La péninsule de Kola, ou Laponie russe, est bien différente de la Laponie scandinave, que j’ai arpentée pendant des années. Cette dernière est relativement préservée, même si les Sami·e·s doivent constamment y faire valoir leurs droits d’Autochtones, dans un contexte qui ne leur est pas souvent favorable. Mais en Russie, c’est bien pire pour eux et elles. La Laponie russe est un territoire résolument postsoviétique, occupé par les activités militaires de la Flotte du Nord (une grande partie des sous-marins nucléaires russes y sont basés) et des activités industrielles très polluantes (gisements et transformation de nickel, apatite…). Les Autochtones y sont plutôt malmené·e·s et n’ont pas d’appareil politique — au contraire des Sami·e·s scandinaves, qui disposent d’un Parlement, par exemple, et d’universités où la langue et la culture sont étudiées, protégées. J’ai donc été frappée par les disparités existant au sein d’une même région, qui autrefois ne comportait aucune frontière, mais qui est aujourd’hui scindée par quatre pays souverains: Norvège, Suède, Finlande et Russie.

Y a-t-il une cause ou une organisation chères à ton cœur dont tu aimerais nous parler?

J’ai récemment réalisé, avec l’écrivain français Olivier Truc, un reportage sur la rivière Pasvik, qui est la rivière-frontière entre la Russie, la Finlande et la Norvège. Elle est très surveillée par le Service fédéral de sécurité de la fédération de Russie, et les gardes-frontières finlandais et norvégiens.

Parfois, des chiens errants (qui sont nombreux du côté russe) la traversent, et se font fusiller.
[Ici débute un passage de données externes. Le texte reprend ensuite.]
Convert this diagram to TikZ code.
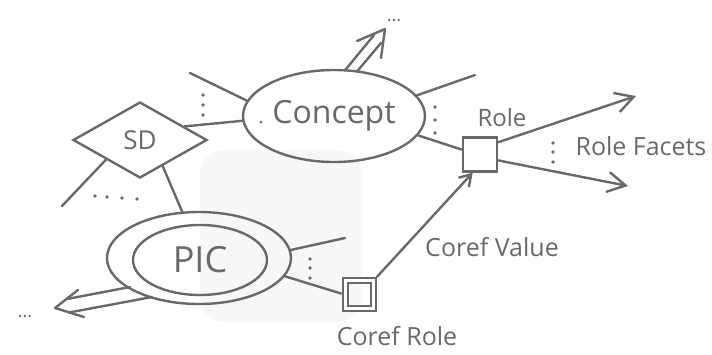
\documentclass[tikz,border=0pt]{standalone}
\usepackage{fontspec}
\setmainfont{Open Sans}
\usetikzlibrary{shapes.geometric,arrows.meta}
\definecolor{ink}{RGB}{105,105,105}
\begin{document}
\begin{tikzpicture}[x=1pt,y=-1pt,
  every node/.style={text=ink},
  conn/.style={draw=ink, line width=2.4pt, line cap=round},
  arr/.style={conn, -{Straight Barb[length=18pt,width=20pt]}},
  arrs/.style={conn, -{Straight Barb[length=11pt,width=14pt]}},
  shape2/.style={draw=ink, line width=2.4pt, inner sep=0pt},
  dotm/.style={fill=ink, circle, inner sep=0pt, minimum size=3.6pt},
  lbl/.style={inner sep=0pt, font=\fontsize{25}{28}\selectfont},
  ell/.style={inner sep=0pt, anchor=base, font=\fontsize{18}{20}\selectfont}
]
\useasboundingbox (0,0) rectangle (712,354);
\fill[black!3, rounded corners=25pt] (200,150) rectangle (362,322);

% nodes
\node[shape2, ellipse, minimum width=182pt, minimum height=92pt, font=\fontsize{32}{36}\selectfont] (concept) at (334,116) {Concept};
\node[dotm, minimum size=3pt] (cdot) at (261,122) {};
\node[shape2, diamond, minimum width=134pt, minimum height=76pt, font=\fontsize{26}{30}\selectfont] (sd) at (140,140) {SD};
\node[shape2, ellipse, minimum width=184pt, minimum height=92pt] (pico) at (199,258) {};
\node[shape2, ellipse, minimum width=134pt, minimum height=70pt, font=\fontsize{36}{40}\selectfont] (pici) at (200,260) {PIC};
\node[shape2, minimum size=34pt] (role) at (480,154.5) {};
\node[shape2, double, double distance=2.5pt, minimum size=28pt] (cr) at (359.5,294.5) {};

% labels
\node[lbl, font=\fontsize{24}{28}\selectfont] (rolelbl) at (502,117) {Role};
\node[lbl] (facets) at (641,146) {Role Facets};
\node[lbl] (cv) at (492,247) {Coref Value};
\node[lbl] (crl) at (397,336) {Coref Role};
\node[ell] (topdots) at (394,21) {...};
\node[ell] (leftdots) at (25,317) {...};

% free ends
\coordinate (cul) at (190,73);
\coordinate (cur) at (475,75);
\coordinate (sdl) at (62,206);
\coordinate (pr) at (345,238);
\coordinate (rf1) at (636,96);
\coordinate (rf2) at (628,186);

% connectors
\draw[conn] (concept.183) -- (sd.17);
\draw[conn] (concept.170) -- (cul);
\draw[conn] (concept.14) -- (cur);
\draw[conn] (concept.-13) -- (role.165);
\draw[conn] (sd.210) -- (sdl);
\draw[conn] (sd.-49) -- (pico.110);
\draw[conn] (pico.5) -- (pr);
\draw[conn, shorten >=3.5pt] (pico.-12) -- (cr.west);
\draw[arrs, shorten <=3.5pt] (cr.north east) -- (role.248);
\draw[arr] (role.34) -- (rf1);
\draw[arr] (role.-18) -- (rf2);

% double arrow out of Concept
\coordinate (ct) at (385,29);
\coordinate (cb1) at (357,41);
\coordinate (cb2) at (381,58);
\coordinate (cs1a) at (345,70.3);
\coordinate (cs1b) at (374,35);
\coordinate (cs2a) at (357,71.5);
\coordinate (cs2b) at (381,43);
\draw[conn, line join=round] (cb1) -- (ct) -- (cb2);
\draw[conn] (cs1a) -- (cs1b);
\draw[conn] (cs2a) -- (cs2b);

% double arrow out of PIC
\coordinate (pt) at (55,308);
\coordinate (pb1) at (78,290);
\coordinate (pb2) at (84,317);
\coordinate (ps1a) at (130,287);
\coordinate (ps1b) at (67,299);
\coordinate (ps2a) at (152,297);
\coordinate (ps2b) at (69,312.5);
\draw[conn, line join=round] (pb1) -- (pt) -- (pb2);
\draw[conn] (ps1a) -- (ps1b);
\draw[conn] (ps2a) -- (ps2b);

% vertical ellipsis marks
\foreach \y [count=\i] in {95,105,115} \node[dotm] (dl\i) at (203,\y) {};
\foreach \y [count=\i] in {107,120,133} \node[dotm] (dr\i) at (435,\y) {};
\foreach \y [count=\i] in {259,268,278} \node[dotm] (dp\i) at (310,\y) {};
\foreach \y [count=\i] in {143,152,162} \node[dotm] (df\i) at (553,\y) {};
% horizontal dots under SD
\node[dotm] (hs1) at (95,196) {};
\node[dotm] (hs2) at (107,197) {};
\node[dotm] (hs3) at (122,198) {};
\node[dotm] (hs4) at (137,199) {};
\end{tikzpicture}
\end{document}
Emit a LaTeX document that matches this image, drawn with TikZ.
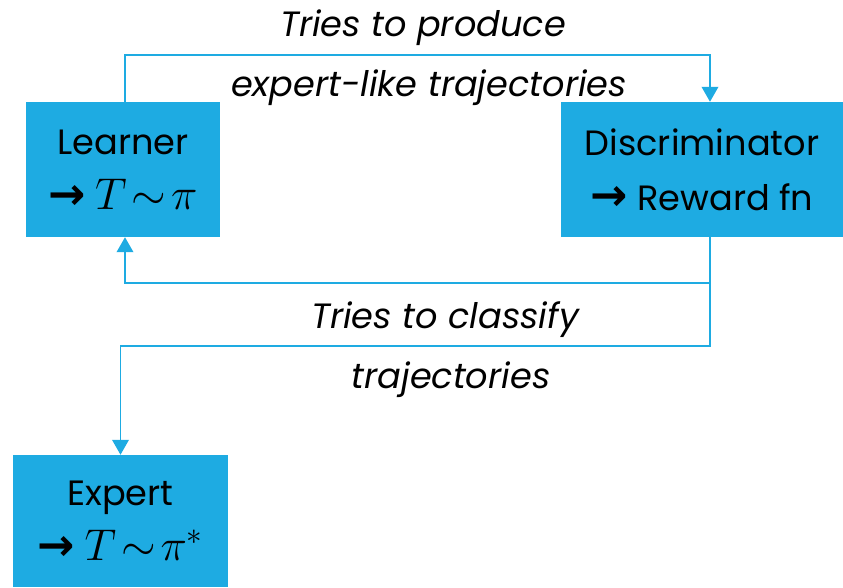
\RequirePackage{fix-cm}
\documentclass[tikz,border=0pt]{standalone}
\usepackage{fontspec}
\setmainfont{Poppins}
\newfontfamily\arrowfont{DejaVu Sans Bold}
\usepackage{xcolor}
\usetikzlibrary{arrows.meta, positioning, calc}

\definecolor{boxblue}{RGB}{30,171,226}
\newcommand{\tofn}{{\arrowfont\fontsize{38}{40}\selectfont\char"2192}}
\newcommand{\bigmath}[1]{{\fontsize{38}{40}\selectfont$#1$}}

\begin{document}
\begin{tikzpicture}[
    x=0.03cm, y=-0.03cm,
    every node/.style={color=black, font=\fontsize{30}{47}\selectfont},
    box/.style={rectangle, fill=boxblue, align=center, inner sep=2pt},
    lbl/.style={font=\fontsize{30}{36}\selectfont\itshape},
    arrow/.style={-{Triangle[length=0.45cm, width=0.5cm]}, draw=boxblue, line width=1.4pt},
    >={Triangle[length=0.45cm, width=0.5cm]}
]
\useasboundingbox (0,0) rectangle (843,587);

% --- Boxes ---
\node[box, minimum width=5.82cm, minimum height=4.05cm] (learner) at (123,169.5)
    {Learner\\\tofn\ \bigmath{T\!\sim\!\pi}};
\node[box, minimum width=8.46cm, minimum height=4.05cm] (disc) at (702,169.5)
    {Discriminator\\\tofn\ Reward fn};
\node[box, minimum width=6.45cm, minimum height=3.96cm] (expert) at (120.5,521)
    {Expert\\\tofn\ \bigmath{T\!\sim\!\pi^*}};

% --- Labels ---
\node[lbl] (prod1) at (423,28) {Tries to produce};
\node[lbl] (prod2) at (429,88) {expert-like trajectories};
\node[lbl] (cls1) at (445,320) {Tries to classify};
\node[lbl] (cls2) at (451,380) {trajectories};

% --- Connectors ---
\coordinate (discS) at ([xshift=0.24cm] disc.south);
\coordinate (discN) at ([xshift=0.24cm] disc.north);
\draw[arrow] ([xshift=0.06cm] learner.north) -- ++(0,-47) -| (discN);
\draw[arrow] (discS) -- ++(0,46) -| ([xshift=0.06cm] learner.south);
\draw[arrow] (discS) -- ++(0,109) -| (expert.north);

\end{tikzpicture}
\end{document}
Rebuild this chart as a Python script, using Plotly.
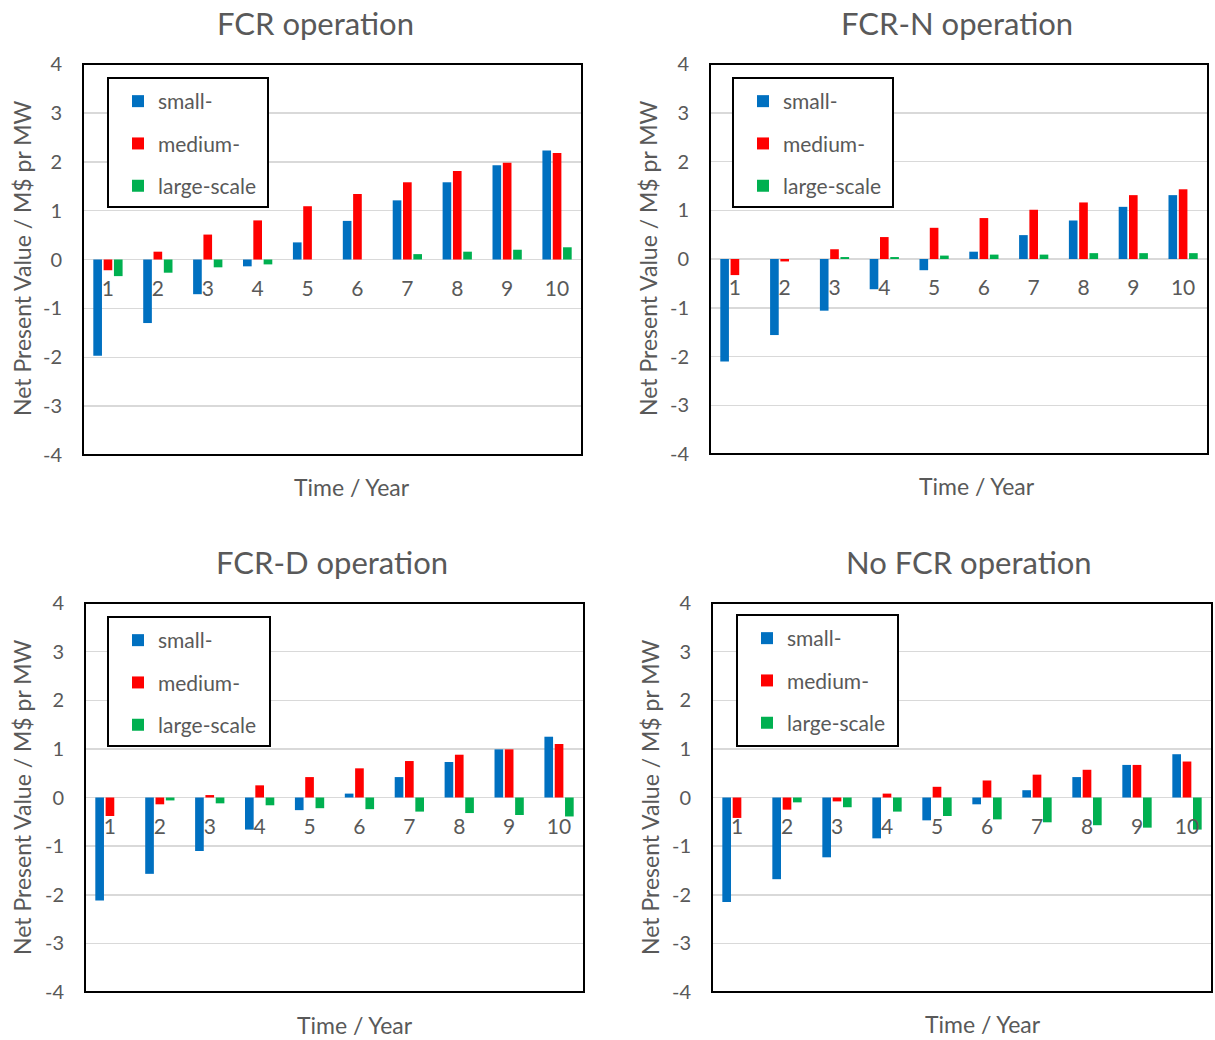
import plotly.graph_objects as go

W, H = 1215, 1040

years = ["1", "2", "3", "4", "5", "6", "7", "8", "9", "10"]
series_names = ["small-", "medium-", "large-scale"]
series_colors = ["#0070C0", "#FF0000", "#00B050"]

panel_titles = ["FCR operation", "FCR-N operation", "FCR-D operation", "No FCR operation"]

fcr_small = [-1.97, -1.30, -0.71, -0.14, 0.35, 0.79, 1.21, 1.58, 1.93, 2.23]
fcr_medium = [-0.22, 0.16, 0.51, 0.80, 1.09, 1.34, 1.58, 1.81, 1.98, 2.18]
fcr_large = [-0.34, -0.27, -0.16, -0.10, 0.0, 0.0, 0.11, 0.16, 0.20, 0.25]

fcrn_small = [-2.10, -1.56, -1.06, -0.62, -0.23, 0.15, 0.49, 0.79, 1.07, 1.31]
fcrn_medium = [-0.33, -0.05, 0.20, 0.45, 0.64, 0.84, 1.01, 1.16, 1.31, 1.43]
fcrn_large = [0.0, 0.0, 0.04, 0.04, 0.07, 0.09, 0.09, 0.12, 0.12, 0.12]

fcrd_small = [-2.12, -1.57, -1.10, -0.66, -0.26, 0.08, 0.42, 0.73, 0.99, 1.25]
fcrd_medium = [-0.38, -0.14, 0.05, 0.25, 0.42, 0.60, 0.75, 0.88, 0.99, 1.10]
fcrd_large = [0.0, -0.06, -0.12, -0.16, -0.22, -0.24, -0.29, -0.32, -0.36, -0.39]

nofcr_small = [-2.15, -1.68, -1.23, -0.84, -0.47, -0.14, 0.15, 0.42, 0.67, 0.89]
nofcr_medium = [-0.42, -0.25, -0.08, 0.08, 0.22, 0.35, 0.47, 0.57, 0.67, 0.74]
nofcr_large = [0.0, -0.10, -0.20, -0.29, -0.38, -0.45, -0.51, -0.57, -0.62, -0.66]

y_ticks = [-4, -3, -2, -1, 0, 1, 2, 3, 4]
y_ticktext = ["-4", "-3", "-2", "-1", "0", "1", "2", "3", "4"]

panels_data = [
    [fcr_small, fcr_medium, fcr_large],
    [fcrn_small, fcrn_medium, fcrn_large],
    [fcrd_small, fcrd_medium, fcrd_large],
    [nofcr_small, nofcr_medium, nofcr_large],
]

FONT = "Lato"
TXT = "#595959"
GRID = "#D9D9D9"


def px(x):
    return x / W


def py(y):
    return 1 - y / H


# plot frames in picture pixels: (left, right, top, bottom)
frames = [(83, 582, 64, 455), (710, 1208, 64, 454), (85, 584, 603, 992), (712, 1212, 603, 992)]
legend_boxes = [(108, 268, 78, 207), (733, 893, 78, 207), (108, 270, 617, 746), (737, 898, 615, 746)]
title_pos = [(315, 23), (957, 23), (332, 562), (969, 562)]
xtitle_pos = [(352, 487), (977, 486), (355, 1025), (983, 1024)]
ytitle_pos = [(22, 258), (648, 258), (22, 797), (650, 797)]

fig = go.Figure()
layout = dict(
    template="none",
    width=W, height=H, autosize=False,
    margin=dict(l=0, r=0, t=0, b=0, pad=0, autoexpand=False),
    paper_bgcolor="white", plot_bgcolor="white",
    font=dict(family=FONT, color=TXT, size=18),
    barmode="group", bargap=0.38, bargroupgap=0.16,
    showlegend=True, shapes=[], annotations=[],
)

for i, data in enumerate(panels_data):
    n = "" if i == 0 else str(i + 1)
    xa, ya = "x" + n, "y" + n
    lg = "legend" + n
    for name, col, vals in zip(series_names, series_colors, data):
        fig.add_trace(go.Bar(
            x=years, y=vals, name=name, marker=dict(color=col, line=dict(width=0)),
            xaxis=xa, yaxis=ya, legend=lg, legendgroup=f"{i}-{name}",
        ))
    l, r, t, b = frames[i]
    ydom = [py(b), py(t)]
    layout["xaxis" + n] = dict(
        domain=[px(l), px(r)], anchor="free", position=(ydom[0] + ydom[1]) / 2,
        type="category", categoryorder="array", categoryarray=years,
        showline=False, showgrid=False, zeroline=False, ticks="", automargin=False,
        tickfont=dict(size=21, color=TXT, family=FONT), ticklabelstandoff=14,
    )
    layout["yaxis" + n] = dict(
        domain=ydom, anchor=xa, range=[-4, 4], tickvals=y_ticks, ticktext=y_ticktext,
        showgrid=True, gridcolor=GRID, gridwidth=1.5,
        zeroline=True, zerolinecolor=GRID, zerolinewidth=1.5,
        showline=False, ticks="", ticklabelstandoff=20, automargin=False,
        tickfont=dict(size=20, color=TXT, family=FONT),
    )
    # plot frame
    layout["shapes"].append(dict(type="rect", xref=xa + " domain", yref=ya + " domain",
                                 x0=0, x1=1, y0=0, y1=1, line=dict(color="black", width=2),
                                 layer="above"))
    # legend box
    bl, br, bt, bb = legend_boxes[i]
    layout["shapes"].append(dict(type="rect", xref="paper", yref="paper",
                                 x0=px(bl), x1=px(br), y0=py(bb), y1=py(bt),
                                 line=dict(color="black", width=2), fillcolor="white",
                                 layer="above"))
    layout[lg] = dict(x=px(bl + 10), y=py(bt + 3), xanchor="left", yanchor="top",
                      bgcolor="rgba(0,0,0,0)", borderwidth=0, tracegroupgap=12,
                      font=dict(size=21, color=TXT, family=FONT))
    tx, ty = title_pos[i]
    layout["annotations"].append(dict(text=panel_titles[i], x=px(tx), y=py(ty), xref="paper",
                                      yref="paper", showarrow=False, xanchor="center",
                                      yanchor="middle",
                                      font=dict(size=31, color=TXT, family=FONT)))
    xx, xy = xtitle_pos[i]
    layout["annotations"].append(dict(text="Time / Year", x=px(xx), y=py(xy), xref="paper",
                                      yref="paper", showarrow=False, xanchor="center",
                                      yanchor="middle",
                                      font=dict(size=23, color=TXT, family=FONT)))
    yx, yy = ytitle_pos[i]
    layout["annotations"].append(dict(text="Net Present Value / M$ pr MW", x=px(yx), y=py(yy),
                                      xref="paper", yref="paper", showarrow=False, textangle=-90,
                                      xanchor="center", yanchor="middle",
                                      font=dict(size=23, color=TXT, family=FONT)))

fig.update_layout(**layout)
page_css = ("document.body.style.margin='0';document.body.style.padding='0';"
            "document.body.style.overflow='hidden';"
            "document.documentElement.style.overflow='hidden';")
fig.write_html("out.html", post_script=page_css,
               config={"displayModeBar": False, "staticPlot": True})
Une dame qui vit sur cette frontière, à Nikel, dépense tout son argent et toute son énergie pour les empêcher de traverser et de se faire tuer. Elle n’a aucune aide financière de la Ville, ni de l’État russe, ni de qui que ce soit. Elle s’appelle Larissa Vonogradova, et j’ai pu visiter son petit chenil émouvant, fait de bric et de broc.

Nomme trois comptes Instagram qui t’inspirent particulièrement.

@calvertjournal
Un média britannique de référence pour la photographie, portant principalement sur l’Europe de l’Est et l’Asie centrale.

@maretannesara
Máret Ánne Sara est une artiste samie norvégienne talentueuse, et très engagée dans la défense des droits autochtones.

@tgrtpv
Il s’agit du compte d’un photographe anonyme russe, qui documente quasi quotidiennement sa vie dans ce qui semble être un petit village un peu perdu. C’est brut, sans manières, poétique.